I blasted locally a series of short dna queries - all in one fasta file - against portions of ngs reads from the same set: 10 reads, then 100, 1000 and finally 10k reads. Each read portion included all the smaller ones. But the number of hits that the blast report contained seems to be reaching a plateau rather than increase more or less proportionally. I also noticed that that the reads with hits for a given query don't accumulate as the number of reads blasted increases: reads with hits found when blasting 1000 reads are generally different from those found when blasting against 10k reads instead of the former always being included in the latter. Max_hsps option doesn't have any effect, max_alignments doesn't change much either. In contrast, blat seems to behave the 'correct' way. Is blast adjusting some parameters to increase speed as the size of dna database increases? If I understand it correctly, there's a comp_based_stats option for protein alignment (blastp) to control just that but not for blastn which I'm using. How can I make blastn report all the alignments that fit the criteria with no adjustments for dna db size? Must be something simple I'm missing here...
Were you using
-task blastn-short
option?No, parameters had blastn default values
For 100, 1000, 10k and appr. 230k (entire set) reads I had the following results/number of hits:
Every read should yield at least 1 hit, most of them more than one. It's the same set of chimeric reads as in my previous questions. At first I thought that there are errors in my perl parser that counts alignment hits, but the sheer report file size and number of lines confirms that the figures are correct. I used very relaxed parameters for blat because queries were short (around 20 bases).
Let me ask this. Are you looking to see how much redundancy there is in these sequences? There are other options for that than blast.
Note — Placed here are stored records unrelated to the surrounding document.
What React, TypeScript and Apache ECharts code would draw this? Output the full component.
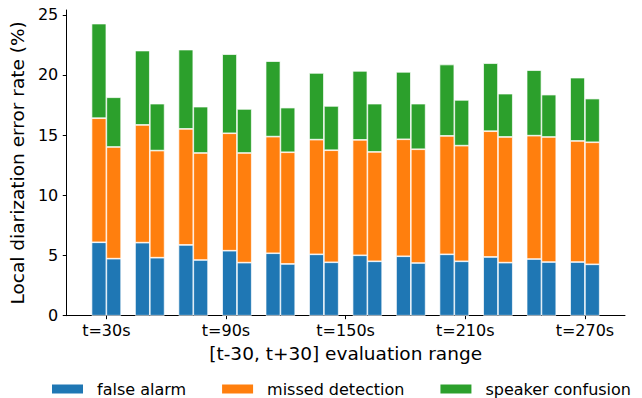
import React, { useEffect, useRef } from "react";
import * as echarts from "echarts";

// evaluation window centres (s), 12 groups from t=30 to t=270
const tCenters = [30, 51.8, 73.6, 95.5, 117.3, 139.1, 160.9, 182.7, 204.5, 226.4, 248.2, 270];
const tickLabels = [30, 90, 150, 210, 270];

// left bar of each pair
const faA = [6.1, 6.07, 5.88, 5.4, 5.19, 5.1, 5.02, 4.94, 5.1, 4.88, 4.71, 4.46];
const mdA = [10.31, 9.78, 9.64, 9.76, 9.69, 9.53, 9.59, 9.72, 9.84, 10.45, 10.25, 10.06];
const scA = [7.86, 6.18, 6.59, 6.57, 6.27, 5.54, 5.73, 5.6, 5.93, 5.65, 5.44, 5.26];
// right bar of each pair
const faB = [4.74, 4.82, 4.63, 4.41, 4.3, 4.44, 4.52, 4.38, 4.52, 4.41, 4.46, 4.27];
const mdB = [9.28, 8.9, 8.89, 9.11, 9.28, 9.31, 9.09, 9.45, 9.61, 10.44, 10.39, 10.14];
const scB = [4.13, 3.9, 3.85, 3.66, 3.71, 3.68, 4.01, 3.79, 3.8, 3.6, 3.52, 3.63];

const COLORS = { fa: "#1f77b4", md: "#ff7f0e", sc: "#2ca02c" };
const FONT = "DejaVu Sans";

export default function App() {
  const ref = useRef<HTMLDivElement>(null);
  useEffect(() => {
    if (!ref.current) return;
    const chart = echarts.init(ref.current, undefined, { renderer: "svg" });
    // value first so the stack runs on the value dimension; x taken from dim 1
    const pairs = (vals: number[]) => vals.map((v, i) => [v, tCenters[i]]);
    const mk = (name: string, stack: string, vals: number[], color: string) => ({
      name,
      type: "bar",
      stack,
      data: pairs(vals),
      dimensions: ["val", "t"],
      encode: { x: 1, y: 0 },
      barWidth: 14.8,
      barGap: "0%",
      itemStyle: { color, borderColor: "#ffffff", borderWidth: 0.7 },
      emphasis: { disabled: true },
    });
    chart.setOption({
      animation: false,
      textStyle: { fontFamily: FONT },
      grid: { left: 62.3, right: 17, top: 10, bottom: 82.3, containLabel: false },
      legend: {
        left: 50,
        top: 381,
        padding: 0,
        icon: "rect",
        itemWidth: 33,
        itemHeight: 11,
        itemGap: 34,
        selectedMode: false,
        textStyle: { fontFamily: FONT, fontSize: 16, color: "#000", padding: [0, 0, 0, 8] },
        data: [
          { name: "false alarm", itemStyle: { color: COLORS.fa } },
          { name: "missed detection", itemStyle: { color: COLORS.md } },
          { name: "speaker confusion", itemStyle: { color: COLORS.sc } },
        ],
      },
      xAxis: {
        type: "value",
        min: 9.9,
        max: 290.1,
        name: "[t-30, t+30] evaluation range",
        nameLocation: "middle",
        nameGap: 25,
        nameTextStyle: { fontFamily: FONT, fontSize: 18.5, color: "#000" },
        axisLine: { show: true, lineStyle: { color: "#000", width: 1 } },
        axisTick: { show: true, length: 3.5, lineStyle: { color: "#000" }, customValues: tickLabels },
        axisLabel: {
          customValues: tickLabels,
          formatter: (v: number) => `t=${v}s`,
          fontFamily: FONT,
          fontSize: 16,
          color: "#000",
          margin: 7,
        },
        splitLine: { show: false },
      },
      yAxis: {
        type: "value",
        min: 0,
        max: 25.4,
        interval: 5,
        name: "Local diarization error rate (%)",
        nameLocation: "middle",
        nameGap: 36,
        nameTextStyle: { fontFamily: FONT, fontSize: 18.5, color: "#000" },
        axisLine: { show: true, lineStyle: { color: "#000", width: 1 } },
        axisTick: { show: true, length: 3.5, lineStyle: { color: "#000" } },
        axisLabel: {
          fontFamily: FONT,
          fontSize: 16,
          color: "#000",
          margin: 8,
          showMaxLabel: false,
          formatter: (v: number) => (v % 5 === 0 ? String(v) : ""),
        },
        splitLine: { show: false },
      },
      series: [
        mk("false alarm", "A", faA, COLORS.fa),
        mk("missed detection", "A", mdA, COLORS.md),
        mk("speaker confusion", "A", scA, COLORS.sc),
        mk("false alarm", "B", faB, COLORS.fa),
        mk("missed detection", "B", mdB, COLORS.md),
        mk("speaker confusion", "B", scB, COLORS.sc),
      ],
    });
    return () => chart.dispose();
  }, []);
  return (
    <div
      ref={ref}
      style={{ position: "fixed", left: 0, top: 0, width: 642, height: 398, background: "#fff" }}
    />
  );
}
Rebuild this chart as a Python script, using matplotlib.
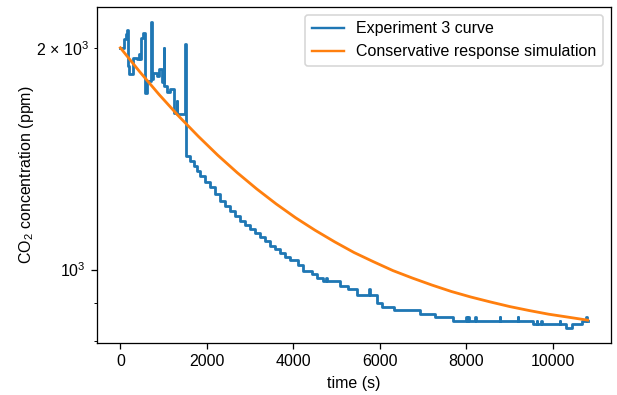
import matplotlib
matplotlib.use('Agg')
import matplotlib.pyplot as plt
from matplotlib.ticker import FuncFormatter

plt.rcParams['font.family'] = ['Liberation Sans', 'DejaVu Sans']
plt.rcParams['mathtext.fontset'] = 'custom'
plt.rcParams['mathtext.rm'] = 'Liberation Sans'
plt.rcParams['mathtext.it'] = 'Liberation Sans:italic'
plt.rcParams['mathtext.bf'] = 'Liberation Sans:bold'

# Experiment 3 (step breakpoints: time s, CO2 ppm)
exp_t = [0, 76, 120, 155, 178, 192, 293, 380, 420, 462, 485, 531, 561, 616, 700,
         709, 720, 760, 840, 900, 962, 1000, 1015, 1080, 1150, 1231, 1308, 1320,
         1500, 1520, 1600, 1692, 1770, 1846, 1960, 2077, 2190, 2308, 2420, 2539,
         2650, 2769, 2880, 3000, 3115, 3231, 3345, 3462, 3580, 3700, 3810, 3923,
         4100, 4230, 4430, 4550, 4690, 4750, 4765, 5080, 5250, 5470, 5750, 5765,
         5930, 6050, 6330, 6920, 7270, 7690, 7990, 8005, 8040, 8055, 8200,
         8215, 8770, 8785, 9180, 9195, 9540, 9620, 9635, 9720, 9735, 10150, 10165,
         10300, 10450, 10660, 10770, 10785, 10800]
exp_v = [2000, 2053, 2090, 2113, 1889, 1841, 1939, 1930, 1961, 1930, 2060, 2094, 1738, 1803, 1810,
         2166, 1814, 1850, 1830, 1870, 1800, 2000, 1775, 1740, 1760, 1633, 1693, 1627,
         2021, 1427, 1405, 1383, 1362, 1341, 1316, 1293, 1266, 1240, 1221, 1202,
         1183, 1165, 1151, 1137, 1121, 1106, 1092, 1078, 1066, 1052, 1040, 1029,
         1013, 997, 985, 975, 966, 975, 966, 950, 940, 925, 940, 925,
         900, 890, 882, 871, 862, 851, 862, 851, 862, 851, 862,
         851, 862, 851, 862, 851, 843, 851, 843, 851, 843, 851, 843,
         834, 843, 851, 862, 851, 851]

# Conservative response simulation
sim_t = [0, 450, 900, 1350, 1800, 2250, 2700, 3150, 3600, 4050, 4500, 4950,
         5400, 5850, 6300, 6750, 7200, 7650, 8100, 8550, 9000, 9450, 9900,
         10350, 10800]
sim_v = [2000, 1855, 1727, 1615, 1517, 1430, 1354, 1287, 1228, 1176, 1131, 1091,
         1055, 1025, 997, 974, 953, 934, 918, 904, 891, 880, 870,
         862, 854]

fig = plt.figure(figsize=(617/115, 395/115), dpi=115)
ax = fig.add_axes([97/617, 1-343/395, (611-97)/617, (343-7)/395])
ax.plot(exp_t, exp_v, drawstyle='steps-post', lw=1.75, label='Experiment 3 curve')
ax.plot(sim_t, sim_v, lw=1.75, label='Conservative response simulation')
ax.set_yscale('log')


def major_fmt(v, pos):
    if abs(v - 1000) < 1:
        return r'$\mathdefault{10^{3}}$'
    return ''


def minor_fmt(v, pos):
    if abs(v - 2000) < 1:
        return '2 \u00d7 ' + r'$\mathdefault{10^{3}}$'
    return ''


ax.yaxis.set_major_formatter(FuncFormatter(major_fmt))
ax.yaxis.set_minor_formatter(FuncFormatter(minor_fmt))
ax.set_xlabel('time (s)')
ax.set_ylabel('CO$_2$ concentration (ppm)')
ax.yaxis.set_label_coords(-0.119, 0.5)
leg = ax.legend(loc='upper right')
for h in leg.get_lines():
    h.set_linewidth(1.5)
fig.savefig('out.png', dpi=115)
No, it started out as an attempt to trim primers in our amplicon library reads (and split them if reads are chimeric after adapter ligation, which most reads seem to be). (Finding all possible alignments of two sequences)
Trimming primers may be best done using a scan/trim program.
bbduk.sh
from BBMap can rapidly find reads that match arbitrary sequences. Guide here. Could be used to identify chimeric reads quickly.